Mirror Optical Activity: Nanophotonic Chiral Sensing from Parity Indefiniteness

Mirror symmetry is among the most fundamental concepts of physics, and its spontaneous breaking at the molecular level allows chiral molecules to exist in two enantiomers that are mirror images of each other. The majority of the chiro-optical effects routinely used to detect enantiomers in mixtures, such as circular dichroism, rely on chiral sensitivity to photon circular polarization, and thus do not harness the full potential of mirror-symmetry breaking, which also involves the spatial profile of the radiation. Here we show that the parity indefiniteness of an electromagnetic field interacting with chiral matter supports mirror optical activity, a chiro-optical effect where a chiral film, when it is probed by the mirror-symmetric field of a nanoemitter, produces a near field whose spatial profile has broken mirror symmetry. The detection of near-field dissymmetry can provide an efficient chiral sensing technique.
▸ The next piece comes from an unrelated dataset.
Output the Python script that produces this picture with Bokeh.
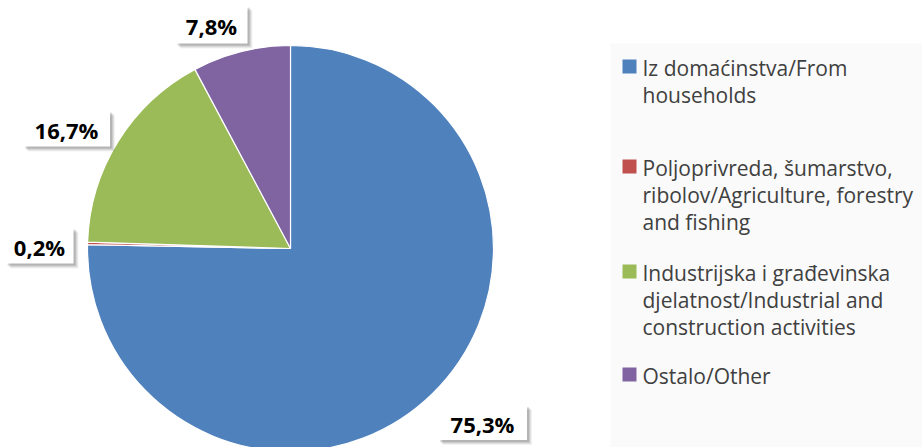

We specialize the discussion to nanofilms with infrared chirality by using a swift electron in an aloof configuration as the nanoemitter and an off-axis transparent conducting nanoparticle as the near-field probe; the spatial dissymmetry factor of the nanoparticle cathodoluminescence is 1 order of magnitude larger than the dimensionless circular dichroism, and is further enhanced to 2 orders of magnitude if an additional graphene sheet is deposited on the film interface.